◆ **SET PROBLEM**
Give only the number of lines in the records that include the string "diagram".

◆ **DATASET RECORDS**
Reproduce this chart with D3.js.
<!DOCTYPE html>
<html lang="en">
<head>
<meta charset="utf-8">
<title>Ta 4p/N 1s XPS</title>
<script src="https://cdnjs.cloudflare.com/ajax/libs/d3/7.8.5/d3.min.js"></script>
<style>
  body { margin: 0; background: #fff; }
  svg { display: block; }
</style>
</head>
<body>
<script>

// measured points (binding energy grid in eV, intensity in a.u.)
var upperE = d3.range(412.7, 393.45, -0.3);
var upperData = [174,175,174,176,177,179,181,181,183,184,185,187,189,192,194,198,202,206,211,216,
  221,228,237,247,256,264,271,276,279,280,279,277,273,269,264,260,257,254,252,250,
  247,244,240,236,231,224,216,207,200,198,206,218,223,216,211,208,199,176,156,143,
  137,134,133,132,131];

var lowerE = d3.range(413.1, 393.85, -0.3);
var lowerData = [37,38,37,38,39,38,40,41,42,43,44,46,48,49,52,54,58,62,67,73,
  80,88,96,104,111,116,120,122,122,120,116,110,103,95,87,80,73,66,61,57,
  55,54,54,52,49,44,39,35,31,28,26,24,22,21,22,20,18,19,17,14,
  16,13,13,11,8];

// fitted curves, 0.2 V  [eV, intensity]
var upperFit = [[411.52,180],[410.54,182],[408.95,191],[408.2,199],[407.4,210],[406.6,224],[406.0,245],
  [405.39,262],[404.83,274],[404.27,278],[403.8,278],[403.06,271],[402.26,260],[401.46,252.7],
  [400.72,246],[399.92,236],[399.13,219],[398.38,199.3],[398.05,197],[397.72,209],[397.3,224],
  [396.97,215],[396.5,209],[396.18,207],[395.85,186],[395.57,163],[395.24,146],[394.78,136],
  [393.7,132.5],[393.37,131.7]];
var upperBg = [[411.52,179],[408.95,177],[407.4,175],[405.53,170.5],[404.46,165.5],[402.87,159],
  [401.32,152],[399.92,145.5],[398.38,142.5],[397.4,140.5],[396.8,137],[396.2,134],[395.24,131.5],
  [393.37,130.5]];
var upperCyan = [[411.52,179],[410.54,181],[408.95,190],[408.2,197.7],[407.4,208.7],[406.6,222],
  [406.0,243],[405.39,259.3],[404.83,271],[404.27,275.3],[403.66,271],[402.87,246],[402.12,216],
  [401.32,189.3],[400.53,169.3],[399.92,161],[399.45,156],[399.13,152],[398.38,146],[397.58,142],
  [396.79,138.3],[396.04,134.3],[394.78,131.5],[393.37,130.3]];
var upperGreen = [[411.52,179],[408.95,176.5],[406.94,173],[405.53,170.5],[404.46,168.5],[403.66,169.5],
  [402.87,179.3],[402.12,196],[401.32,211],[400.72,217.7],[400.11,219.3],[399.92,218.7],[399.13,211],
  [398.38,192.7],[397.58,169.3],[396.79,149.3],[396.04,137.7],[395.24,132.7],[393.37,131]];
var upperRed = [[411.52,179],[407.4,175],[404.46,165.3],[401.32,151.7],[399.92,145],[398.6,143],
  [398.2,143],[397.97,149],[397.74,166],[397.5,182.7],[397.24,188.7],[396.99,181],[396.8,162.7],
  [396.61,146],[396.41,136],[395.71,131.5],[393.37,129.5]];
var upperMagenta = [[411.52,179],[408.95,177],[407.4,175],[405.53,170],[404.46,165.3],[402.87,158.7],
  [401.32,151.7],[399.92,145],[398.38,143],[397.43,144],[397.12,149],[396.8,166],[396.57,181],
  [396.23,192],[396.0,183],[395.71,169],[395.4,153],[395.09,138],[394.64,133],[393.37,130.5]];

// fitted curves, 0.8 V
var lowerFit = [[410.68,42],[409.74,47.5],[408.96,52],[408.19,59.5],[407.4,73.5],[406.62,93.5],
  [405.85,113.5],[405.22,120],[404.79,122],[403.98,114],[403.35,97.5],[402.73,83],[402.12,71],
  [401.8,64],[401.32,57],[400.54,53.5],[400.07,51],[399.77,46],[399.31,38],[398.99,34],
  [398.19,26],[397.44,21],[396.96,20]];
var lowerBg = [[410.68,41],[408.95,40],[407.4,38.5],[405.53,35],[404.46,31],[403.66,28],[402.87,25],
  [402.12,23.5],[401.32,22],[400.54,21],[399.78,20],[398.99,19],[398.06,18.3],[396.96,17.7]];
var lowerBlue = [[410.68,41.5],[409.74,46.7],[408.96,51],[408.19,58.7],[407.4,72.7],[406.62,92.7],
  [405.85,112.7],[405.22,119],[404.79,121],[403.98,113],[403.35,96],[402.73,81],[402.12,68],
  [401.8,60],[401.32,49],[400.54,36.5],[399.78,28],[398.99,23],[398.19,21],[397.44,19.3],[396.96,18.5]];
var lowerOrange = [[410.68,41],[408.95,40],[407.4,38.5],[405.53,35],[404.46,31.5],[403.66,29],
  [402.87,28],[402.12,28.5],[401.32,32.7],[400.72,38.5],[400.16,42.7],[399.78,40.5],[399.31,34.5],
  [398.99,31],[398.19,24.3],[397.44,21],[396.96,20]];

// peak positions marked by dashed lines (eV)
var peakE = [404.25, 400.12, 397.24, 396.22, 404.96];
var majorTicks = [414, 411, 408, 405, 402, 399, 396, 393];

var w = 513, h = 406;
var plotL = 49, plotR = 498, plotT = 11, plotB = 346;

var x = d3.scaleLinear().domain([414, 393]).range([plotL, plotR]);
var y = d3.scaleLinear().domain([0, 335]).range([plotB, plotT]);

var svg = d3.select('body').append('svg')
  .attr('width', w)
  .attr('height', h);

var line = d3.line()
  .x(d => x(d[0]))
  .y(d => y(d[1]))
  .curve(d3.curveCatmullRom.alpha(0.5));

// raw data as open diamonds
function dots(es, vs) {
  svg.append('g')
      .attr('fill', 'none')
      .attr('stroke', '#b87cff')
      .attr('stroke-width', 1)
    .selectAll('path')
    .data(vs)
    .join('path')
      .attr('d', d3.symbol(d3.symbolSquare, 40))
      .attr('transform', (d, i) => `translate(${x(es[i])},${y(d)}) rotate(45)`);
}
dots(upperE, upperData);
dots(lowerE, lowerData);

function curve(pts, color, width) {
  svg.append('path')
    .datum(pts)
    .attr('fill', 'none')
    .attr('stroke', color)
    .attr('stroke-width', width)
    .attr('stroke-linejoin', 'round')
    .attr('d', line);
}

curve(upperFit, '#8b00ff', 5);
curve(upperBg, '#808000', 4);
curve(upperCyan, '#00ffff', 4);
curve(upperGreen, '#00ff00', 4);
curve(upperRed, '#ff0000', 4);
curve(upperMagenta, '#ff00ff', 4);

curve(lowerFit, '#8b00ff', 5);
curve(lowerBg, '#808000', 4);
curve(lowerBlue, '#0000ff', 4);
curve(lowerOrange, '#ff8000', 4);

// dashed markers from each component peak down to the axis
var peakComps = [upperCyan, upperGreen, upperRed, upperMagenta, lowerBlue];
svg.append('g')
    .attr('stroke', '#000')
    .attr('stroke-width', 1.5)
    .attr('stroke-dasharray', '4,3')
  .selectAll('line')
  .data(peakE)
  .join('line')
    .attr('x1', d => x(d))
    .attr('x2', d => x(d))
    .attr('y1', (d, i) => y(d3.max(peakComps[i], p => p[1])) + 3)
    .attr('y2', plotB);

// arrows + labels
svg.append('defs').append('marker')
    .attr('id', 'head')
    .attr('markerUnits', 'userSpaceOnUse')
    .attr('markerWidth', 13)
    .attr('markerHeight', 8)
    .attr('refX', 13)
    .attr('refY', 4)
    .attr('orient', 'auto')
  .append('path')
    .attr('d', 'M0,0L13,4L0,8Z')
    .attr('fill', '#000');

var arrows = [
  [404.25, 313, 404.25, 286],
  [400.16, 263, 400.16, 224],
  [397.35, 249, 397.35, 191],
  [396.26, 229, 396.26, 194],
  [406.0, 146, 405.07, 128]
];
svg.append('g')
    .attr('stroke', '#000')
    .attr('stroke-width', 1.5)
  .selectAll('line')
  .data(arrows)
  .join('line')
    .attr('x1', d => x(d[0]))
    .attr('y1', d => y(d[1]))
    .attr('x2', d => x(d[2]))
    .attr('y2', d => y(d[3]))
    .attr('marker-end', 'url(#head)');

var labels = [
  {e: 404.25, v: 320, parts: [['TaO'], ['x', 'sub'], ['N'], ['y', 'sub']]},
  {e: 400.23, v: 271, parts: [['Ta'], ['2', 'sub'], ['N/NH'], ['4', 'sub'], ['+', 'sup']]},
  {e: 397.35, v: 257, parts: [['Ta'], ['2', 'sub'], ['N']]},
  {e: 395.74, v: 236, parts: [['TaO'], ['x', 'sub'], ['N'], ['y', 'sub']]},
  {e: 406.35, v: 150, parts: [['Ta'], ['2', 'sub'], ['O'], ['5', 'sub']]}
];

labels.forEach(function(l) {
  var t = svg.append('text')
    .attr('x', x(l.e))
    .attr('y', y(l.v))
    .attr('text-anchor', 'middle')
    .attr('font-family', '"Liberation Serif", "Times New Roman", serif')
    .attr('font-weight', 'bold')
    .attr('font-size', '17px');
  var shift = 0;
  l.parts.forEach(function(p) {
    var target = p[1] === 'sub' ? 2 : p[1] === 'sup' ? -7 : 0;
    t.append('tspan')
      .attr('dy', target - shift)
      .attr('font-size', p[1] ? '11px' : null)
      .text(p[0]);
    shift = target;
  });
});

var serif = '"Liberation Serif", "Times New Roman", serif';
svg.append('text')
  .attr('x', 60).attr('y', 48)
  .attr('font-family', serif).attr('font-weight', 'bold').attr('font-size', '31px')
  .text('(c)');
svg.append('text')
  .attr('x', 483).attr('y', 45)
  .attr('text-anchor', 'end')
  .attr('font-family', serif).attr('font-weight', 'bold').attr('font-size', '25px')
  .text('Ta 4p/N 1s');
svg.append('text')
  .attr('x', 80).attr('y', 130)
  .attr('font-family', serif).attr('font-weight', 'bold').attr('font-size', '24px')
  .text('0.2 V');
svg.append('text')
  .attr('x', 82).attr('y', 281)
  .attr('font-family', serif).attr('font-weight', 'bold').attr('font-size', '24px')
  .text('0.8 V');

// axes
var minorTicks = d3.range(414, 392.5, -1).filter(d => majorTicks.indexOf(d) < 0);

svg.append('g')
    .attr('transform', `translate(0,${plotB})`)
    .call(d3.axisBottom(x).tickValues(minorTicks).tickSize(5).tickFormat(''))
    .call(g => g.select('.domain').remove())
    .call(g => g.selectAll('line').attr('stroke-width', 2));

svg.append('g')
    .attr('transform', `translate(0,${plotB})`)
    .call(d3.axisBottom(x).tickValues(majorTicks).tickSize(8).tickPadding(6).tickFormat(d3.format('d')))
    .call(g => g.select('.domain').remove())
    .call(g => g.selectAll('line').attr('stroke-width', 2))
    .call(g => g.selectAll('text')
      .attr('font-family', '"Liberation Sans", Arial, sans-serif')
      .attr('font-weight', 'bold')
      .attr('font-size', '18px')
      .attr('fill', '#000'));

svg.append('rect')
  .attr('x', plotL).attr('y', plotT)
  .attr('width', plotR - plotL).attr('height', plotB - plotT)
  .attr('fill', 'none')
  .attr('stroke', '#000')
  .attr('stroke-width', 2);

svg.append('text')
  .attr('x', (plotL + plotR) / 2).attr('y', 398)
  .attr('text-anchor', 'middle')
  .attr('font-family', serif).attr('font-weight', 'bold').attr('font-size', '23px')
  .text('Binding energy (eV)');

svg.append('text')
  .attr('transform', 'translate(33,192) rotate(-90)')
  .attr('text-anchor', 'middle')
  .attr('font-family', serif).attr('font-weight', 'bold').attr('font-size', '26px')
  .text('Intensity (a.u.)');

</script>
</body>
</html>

---

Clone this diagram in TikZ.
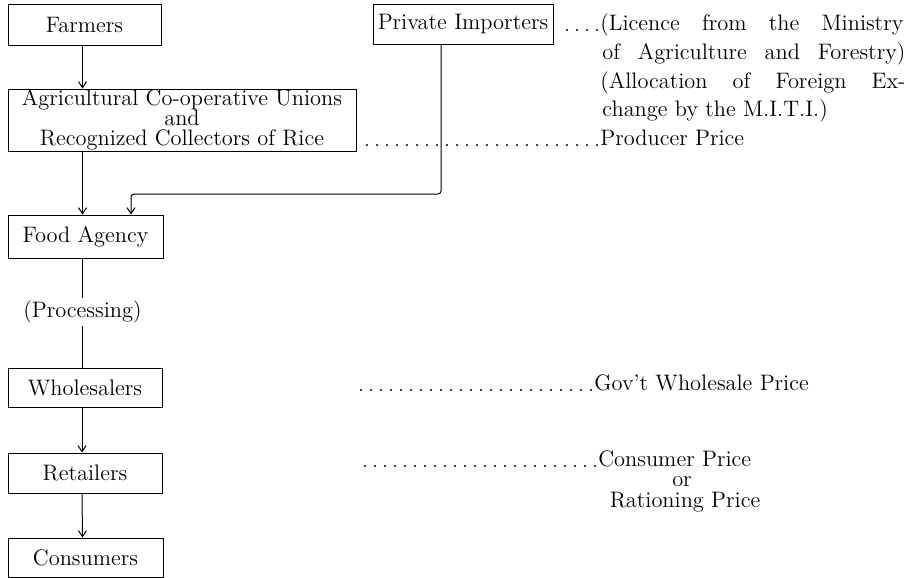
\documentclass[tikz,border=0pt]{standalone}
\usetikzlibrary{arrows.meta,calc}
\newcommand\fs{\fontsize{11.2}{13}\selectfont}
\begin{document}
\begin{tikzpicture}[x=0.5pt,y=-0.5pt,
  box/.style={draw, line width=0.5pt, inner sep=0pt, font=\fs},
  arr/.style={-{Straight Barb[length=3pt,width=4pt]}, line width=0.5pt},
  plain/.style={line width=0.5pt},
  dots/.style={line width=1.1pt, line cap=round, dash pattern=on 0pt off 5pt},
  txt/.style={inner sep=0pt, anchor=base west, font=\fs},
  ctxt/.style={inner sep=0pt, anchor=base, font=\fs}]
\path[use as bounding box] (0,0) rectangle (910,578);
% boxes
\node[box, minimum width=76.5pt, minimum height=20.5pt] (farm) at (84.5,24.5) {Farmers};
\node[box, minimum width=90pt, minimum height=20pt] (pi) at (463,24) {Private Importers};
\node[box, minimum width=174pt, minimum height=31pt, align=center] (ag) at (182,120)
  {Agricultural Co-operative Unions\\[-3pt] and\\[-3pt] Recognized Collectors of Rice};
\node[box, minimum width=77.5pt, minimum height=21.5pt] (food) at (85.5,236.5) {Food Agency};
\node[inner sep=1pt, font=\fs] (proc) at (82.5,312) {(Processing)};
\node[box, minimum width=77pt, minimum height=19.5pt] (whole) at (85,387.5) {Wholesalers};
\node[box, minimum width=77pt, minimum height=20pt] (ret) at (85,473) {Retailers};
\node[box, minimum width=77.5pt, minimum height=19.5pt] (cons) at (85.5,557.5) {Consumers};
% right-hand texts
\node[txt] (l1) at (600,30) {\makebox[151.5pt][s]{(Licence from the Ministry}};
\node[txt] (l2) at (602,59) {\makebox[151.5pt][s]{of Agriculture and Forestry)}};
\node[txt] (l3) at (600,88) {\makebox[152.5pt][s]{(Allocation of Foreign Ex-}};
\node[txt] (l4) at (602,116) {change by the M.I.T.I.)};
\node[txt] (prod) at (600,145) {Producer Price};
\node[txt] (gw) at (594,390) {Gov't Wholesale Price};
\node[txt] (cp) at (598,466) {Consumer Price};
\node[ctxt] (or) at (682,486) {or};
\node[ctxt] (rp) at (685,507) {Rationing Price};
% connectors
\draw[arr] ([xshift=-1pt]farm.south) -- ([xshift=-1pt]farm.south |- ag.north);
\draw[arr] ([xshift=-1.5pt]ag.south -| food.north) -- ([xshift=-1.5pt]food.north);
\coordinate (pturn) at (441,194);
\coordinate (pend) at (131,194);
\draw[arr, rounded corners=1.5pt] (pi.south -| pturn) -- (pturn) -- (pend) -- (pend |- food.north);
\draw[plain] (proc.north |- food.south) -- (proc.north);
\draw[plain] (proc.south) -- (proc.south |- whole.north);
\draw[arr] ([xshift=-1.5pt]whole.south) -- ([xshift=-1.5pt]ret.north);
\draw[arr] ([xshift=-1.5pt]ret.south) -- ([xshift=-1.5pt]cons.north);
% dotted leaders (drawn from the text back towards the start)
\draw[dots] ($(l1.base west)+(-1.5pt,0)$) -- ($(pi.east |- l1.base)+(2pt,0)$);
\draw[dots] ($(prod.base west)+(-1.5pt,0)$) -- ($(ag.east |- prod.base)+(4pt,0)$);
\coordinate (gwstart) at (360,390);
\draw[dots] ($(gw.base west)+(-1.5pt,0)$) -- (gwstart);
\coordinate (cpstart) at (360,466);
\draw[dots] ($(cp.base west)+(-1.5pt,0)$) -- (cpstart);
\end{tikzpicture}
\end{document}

---

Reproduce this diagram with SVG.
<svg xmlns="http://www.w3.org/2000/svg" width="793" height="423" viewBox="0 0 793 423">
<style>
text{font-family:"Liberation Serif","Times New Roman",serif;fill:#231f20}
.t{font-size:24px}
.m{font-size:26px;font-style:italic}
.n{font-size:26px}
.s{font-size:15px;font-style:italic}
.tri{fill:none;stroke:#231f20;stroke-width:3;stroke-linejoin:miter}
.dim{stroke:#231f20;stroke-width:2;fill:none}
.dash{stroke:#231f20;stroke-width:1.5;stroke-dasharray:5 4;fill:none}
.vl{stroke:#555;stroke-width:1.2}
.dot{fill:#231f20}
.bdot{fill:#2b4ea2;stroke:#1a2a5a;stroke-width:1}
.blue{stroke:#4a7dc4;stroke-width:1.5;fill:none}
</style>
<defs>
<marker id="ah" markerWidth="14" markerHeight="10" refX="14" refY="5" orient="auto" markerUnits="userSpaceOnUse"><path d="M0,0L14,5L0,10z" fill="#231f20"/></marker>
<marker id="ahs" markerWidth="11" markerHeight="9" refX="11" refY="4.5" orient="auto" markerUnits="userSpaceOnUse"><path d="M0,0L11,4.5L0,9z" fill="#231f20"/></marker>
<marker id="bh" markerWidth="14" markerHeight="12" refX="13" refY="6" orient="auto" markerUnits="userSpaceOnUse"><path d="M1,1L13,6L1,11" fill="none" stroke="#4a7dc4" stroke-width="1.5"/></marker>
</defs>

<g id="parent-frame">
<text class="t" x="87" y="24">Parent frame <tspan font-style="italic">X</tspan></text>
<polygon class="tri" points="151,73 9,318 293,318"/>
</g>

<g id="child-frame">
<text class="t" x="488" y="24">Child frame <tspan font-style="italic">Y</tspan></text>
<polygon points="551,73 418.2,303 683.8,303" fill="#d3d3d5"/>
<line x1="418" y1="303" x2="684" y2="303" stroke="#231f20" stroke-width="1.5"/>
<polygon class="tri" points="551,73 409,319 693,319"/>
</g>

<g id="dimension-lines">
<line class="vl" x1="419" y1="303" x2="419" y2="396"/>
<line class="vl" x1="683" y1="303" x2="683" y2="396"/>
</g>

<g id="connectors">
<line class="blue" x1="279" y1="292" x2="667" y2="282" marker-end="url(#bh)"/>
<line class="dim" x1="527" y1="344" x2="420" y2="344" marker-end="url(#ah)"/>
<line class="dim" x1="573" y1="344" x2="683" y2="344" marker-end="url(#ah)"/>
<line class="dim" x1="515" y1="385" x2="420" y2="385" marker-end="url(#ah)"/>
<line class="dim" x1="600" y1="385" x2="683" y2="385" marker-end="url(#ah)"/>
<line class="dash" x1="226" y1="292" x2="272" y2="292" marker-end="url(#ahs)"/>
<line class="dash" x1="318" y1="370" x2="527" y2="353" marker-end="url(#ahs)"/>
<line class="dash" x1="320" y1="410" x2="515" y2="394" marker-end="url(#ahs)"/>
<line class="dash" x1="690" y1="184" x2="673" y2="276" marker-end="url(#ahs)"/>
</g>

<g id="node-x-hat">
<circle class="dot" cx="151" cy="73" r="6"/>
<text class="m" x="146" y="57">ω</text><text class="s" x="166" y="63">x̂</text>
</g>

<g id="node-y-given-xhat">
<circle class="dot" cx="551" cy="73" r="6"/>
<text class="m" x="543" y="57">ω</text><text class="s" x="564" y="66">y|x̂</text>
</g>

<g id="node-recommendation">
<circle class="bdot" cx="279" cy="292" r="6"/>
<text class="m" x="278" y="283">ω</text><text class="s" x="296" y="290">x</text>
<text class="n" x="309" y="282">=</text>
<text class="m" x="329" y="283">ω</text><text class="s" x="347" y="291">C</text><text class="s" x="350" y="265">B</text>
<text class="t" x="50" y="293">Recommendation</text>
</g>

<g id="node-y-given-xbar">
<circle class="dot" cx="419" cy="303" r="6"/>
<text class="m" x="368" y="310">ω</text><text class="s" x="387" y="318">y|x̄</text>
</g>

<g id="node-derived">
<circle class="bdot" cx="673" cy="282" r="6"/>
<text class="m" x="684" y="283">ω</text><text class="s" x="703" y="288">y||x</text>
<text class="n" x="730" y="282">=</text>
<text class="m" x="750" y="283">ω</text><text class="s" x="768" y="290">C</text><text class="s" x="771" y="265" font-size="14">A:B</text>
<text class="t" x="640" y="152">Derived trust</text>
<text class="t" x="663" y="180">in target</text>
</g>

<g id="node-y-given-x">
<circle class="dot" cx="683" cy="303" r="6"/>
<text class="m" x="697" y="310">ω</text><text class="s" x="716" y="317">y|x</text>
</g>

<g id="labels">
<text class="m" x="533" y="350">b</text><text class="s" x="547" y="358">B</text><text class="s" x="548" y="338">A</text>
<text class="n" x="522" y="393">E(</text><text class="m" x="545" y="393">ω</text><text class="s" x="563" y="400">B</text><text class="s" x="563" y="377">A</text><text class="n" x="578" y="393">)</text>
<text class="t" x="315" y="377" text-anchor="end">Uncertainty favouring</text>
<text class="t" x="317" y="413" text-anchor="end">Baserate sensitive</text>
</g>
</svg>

◆ **EXERCISE OUTPUT**
2